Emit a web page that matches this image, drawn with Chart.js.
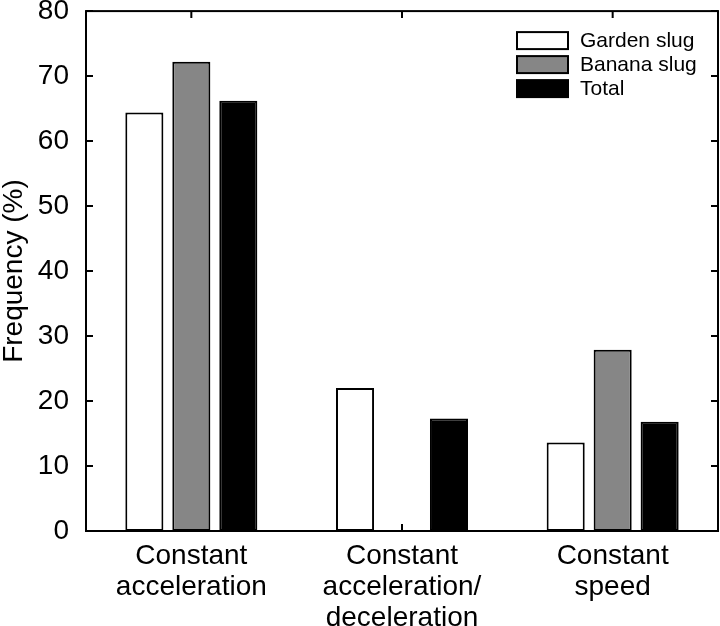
<!DOCTYPE html>
<html>
<head>
<meta charset="utf-8">
<script src="https://cdn.jsdelivr.net/npm/chart.js@4"></script>
<style>
  body { margin: 0; background: #fff; }
  #wrap { width: 720px; height: 626px; }
</style>
</head>
<body>
<div id="wrap"><canvas id="slug-chart" width="720" height="626"></canvas></div>
<script>
// Chart data
const categories = [
    ['Constant', 'acceleration'],
    ['Constant', 'acceleration/', 'deceleration'],
    ['Constant', 'speed']
];
const seriesNames = ['Garden slug', 'Banana slug', 'Total'];
const gardenSlug = [64.4, 22.0, 13.6];
const bananaSlug = [72.2, 0, 27.9];
const totalValues = [66.2, 17.3, 16.8];
const yTicks = [0, 10, 20, 30, 40, 50, 60, 70, 80];

const FONT = '"Liberation Sans", Arial, Helvetica, sans-serif';

/**
 * MATLAB style box with inward ticks
 */
const boxPlugin = {
    id: 'matlabBox',
    beforeDatasetsDraw(chart) {
        const { ctx, chartArea: a, scales } = chart;
        const len = 7;
        ctx.save();
        ctx.strokeStyle = '#000';
        ctx.lineWidth = 2;
        ctx.beginPath();
        yTicks.forEach(v => {
            const y = scales.y.getPixelForValue(v);
            ctx.moveTo(a.left, y); ctx.lineTo(a.left + len, y);
            ctx.moveTo(a.right, y); ctx.lineTo(a.right - len, y);
        });
        categories.forEach((c, i) => {
            const x = scales.x.getPixelForValue(i);
            ctx.moveTo(x, a.bottom); ctx.lineTo(x, a.bottom - len);
            ctx.moveTo(x, a.top); ctx.lineTo(x, a.top + len);
        });
        ctx.stroke();
        ctx.restore();
    },
    afterDatasetsDraw(chart) {
        const { ctx, chartArea: a } = chart;
        ctx.save();
        ctx.strokeStyle = '#000';
        ctx.lineWidth = 2;
        ctx.strokeRect(a.left, a.top, a.right - a.left, a.bottom - a.top);
        ctx.restore();
    },
    afterDraw(chart) {
        // legend in the top right corner of the plot
        const { ctx, chartArea: a } = chart;
        const boxW = 51, boxH = 17, pitch = 24;
        const x0 = a.right - 201;
        const y0 = a.top + 21;
        ctx.save();
        ctx.font = '21px ' + FONT;
        ctx.textBaseline = 'middle';
        ctx.textAlign = 'left';
        chart.data.datasets.forEach((ds, i) => {
            const y = y0 + i * pitch;
            ctx.fillStyle = ds.backgroundColor;
            ctx.fillRect(x0, y, boxW, boxH);
            ctx.strokeStyle = '#000';
            ctx.lineWidth = 2;
            ctx.strokeRect(x0, y, boxW, boxH);
            ctx.fillStyle = '#000';
            ctx.fillText(ds.label, x0 + 63, y + boxH / 2 + 1);
        });
        ctx.restore();
    }
};

const colors = ['#ffffff', '#868686', '#000000'];
const seriesData = [gardenSlug, bananaSlug, totalValues];

const ctx = document.getElementById('slug-chart').getContext('2d');
new Chart(ctx, {
    type: 'bar',
    data: {
        labels: categories,
        datasets: seriesNames.map((name, i) => ({
            label: name,
            data: seriesData[i],
            backgroundColor: colors[i],
            borderColor: '#000',
            borderWidth: 2,
            borderSkipped: false,
            categoryPercentage: 0.669,
            barPercentage: 0.81
        }))
    },
    options: {
        responsive: false,
        animation: false,
        layout: { padding: { top: 0, right: 2, left: 0, bottom: 0 } },
        plugins: {
            legend: { display: false },
            tooltip: { enabled: false }
        },
        scales: {
            x: {
                grid: { display: false },
                border: { display: false },
                ticks: {
                    color: '#000',
                    font: { family: FONT, size: 28, lineHeight: 1.1 },
                    padding: 2,
                    maxRotation: 0,
                    autoSkip: false
                },
                afterFit: scale => { scale.height = 95; }
            },
            y: {
                min: 0,
                max: 80,
                grid: { display: false },
                border: { display: false },
                ticks: {
                    stepSize: 10,
                    color: '#000',
                    // small line height keeps the "80" overhang down to ~11px
                    font: { family: FONT, size: 28, lineHeight: 0.15 },
                    padding: 9
                },
                title: {
                    display: true,
                    text: 'Frequency (%)',
                    color: '#000',
                    font: { family: FONT, size: 28, lineHeight: 1 },
                    padding: 0
                },
                afterFit: scale => { scale.width = 86; }
            }
        }
    },
    plugins: [boxPlugin]
});
</script>
</body>
</html>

════════

TASK TO CARRY OUT → Transcribe the preceding listing in its entirety and with exact wording, leaving out pictures.

SOLUTION FOR THIS PROBLEM →
Emit a web page that matches this image, drawn with Chart.js.
<!DOCTYPE html>
<html>
<head>
<meta charset="utf-8">
<script src="https://cdn.jsdelivr.net/npm/chart.js@4"></script>
<style>
  body { margin: 0; background: #fff; }
  #wrap { width: 720px; height: 626px; }
</style>
</head>
<body>
<div id="wrap"><canvas id="slug-chart" width="720" height="626"></canvas></div>
<script>
// Chart data
const categories = [
    ['Constant', 'acceleration'],
    ['Constant', 'acceleration/', 'deceleration'],
    ['Constant', 'speed']
];
const seriesNames = ['Garden slug', 'Banana slug', 'Total'];
const gardenSlug = [64.4, 22.0, 13.6];
const bananaSlug = [72.2, 0, 27.9];
const totalValues = [66.2, 17.3, 16.8];
const yTicks = [0, 10, 20, 30, 40, 50, 60, 70, 80];

const FONT = '"Liberation Sans", Arial, Helvetica, sans-serif';

/**
 * MATLAB style box with inward ticks
 */
const boxPlugin = {
    id: 'matlabBox',
    beforeDatasetsDraw(chart) {
        const { ctx, chartArea: a, scales } = chart;
        const len = 7;
        ctx.save();
        ctx.strokeStyle = '#000';
        ctx.lineWidth = 2;
        ctx.beginPath();
        yTicks.forEach(v => {
            const y = scales.y.getPixelForValue(v);
            ctx.moveTo(a.left, y); ctx.lineTo(a.left + len, y);
            ctx.moveTo(a.right, y); ctx.lineTo(a.right - len, y);
        });
        categories.forEach((c, i) => {
            const x = scales.x.getPixelForValue(i);
            ctx.moveTo(x, a.bottom); ctx.lineTo(x, a.bottom - len);
            ctx.moveTo(x, a.top); ctx.lineTo(x, a.top + len);
        });
        ctx.stroke();
        ctx.restore();
    },
    afterDatasetsDraw(chart) {
        const { ctx, chartArea: a } = chart;
        ctx.save();
        ctx.strokeStyle = '#000';
        ctx.lineWidth = 2;
        ctx.strokeRect(a.left, a.top, a.right - a.left, a.bottom - a.top);
        ctx.restore();
    },
    afterDraw(chart) {
        // legend in the top right corner of the plot
        const { ctx, chartArea: a } = chart;
        const boxW = 51, boxH = 17, pitch = 24;
        const x0 = a.right - 201;
        const y0 = a.top + 21;
        ctx.save();
        ctx.font = '21px ' + FONT;
        ctx.textBaseline = 'middle';
        ctx.textAlign = 'left';
        chart.data.datasets.forEach((ds, i) => {
            const y = y0 + i * pitch;
            ctx.fillStyle = ds.backgroundColor;
            ctx.fillRect(x0, y, boxW, boxH);
            ctx.strokeStyle = '#000';
            ctx.lineWidth = 2;
            ctx.strokeRect(x0, y, boxW, boxH);
            ctx.fillStyle = '#000';
            ctx.fillText(ds.label, x0 + 63, y + boxH / 2 + 1);
        });
        ctx.restore();
    }
};

const colors = ['#ffffff', '#868686', '#000000'];
const seriesData = [gardenSlug, bananaSlug, totalValues];

const ctx = document.getElementById('slug-chart').getContext('2d');
new Chart(ctx, {
    type: 'bar',
    data: {
        labels: categories,
        datasets: seriesNames.map((name, i) => ({
            label: name,
            data: seriesData[i],
            backgroundColor: colors[i],
            borderColor: '#000',
            borderWidth: 2,
            borderSkipped: false,
            categoryPercentage: 0.669,
            barPercentage: 0.81
        }))
    },
    options: {
        responsive: false,
        animation: false,
        layout: { padding: { top: 0, right: 2, left: 0, bottom: 0 } },
        plugins: {
            legend: { display: false },
            tooltip: { enabled: false }
        },
        scales: {
            x: {
                grid: { display: false },
                border: { display: false },
                ticks: {
                    color: '#000',
                    font: { family: FONT, size: 28, lineHeight: 1.1 },
                    padding: 2,
                    maxRotation: 0,
                    autoSkip: false
                },
                afterFit: scale => { scale.height = 95; }
            },
            y: {
                min: 0,
                max: 80,
                grid: { display: false },
                border: { display: false },
                ticks: {
                    stepSize: 10,
                    color: '#000',
                    // small line height keeps the "80" overhang down to ~11px
                    font: { family: FONT, size: 28, lineHeight: 0.15 },
                    padding: 9
                },
                title: {
                    display: true,
                    text: 'Frequency (%)',
                    color: '#000',
                    font: { family: FONT, size: 28, lineHeight: 1 },
                    padding: 0
                },
                afterFit: scale => { scale.width = 86; }
            }
        }
    },
    plugins: [boxPlugin]
});
</script>
</body>
</html>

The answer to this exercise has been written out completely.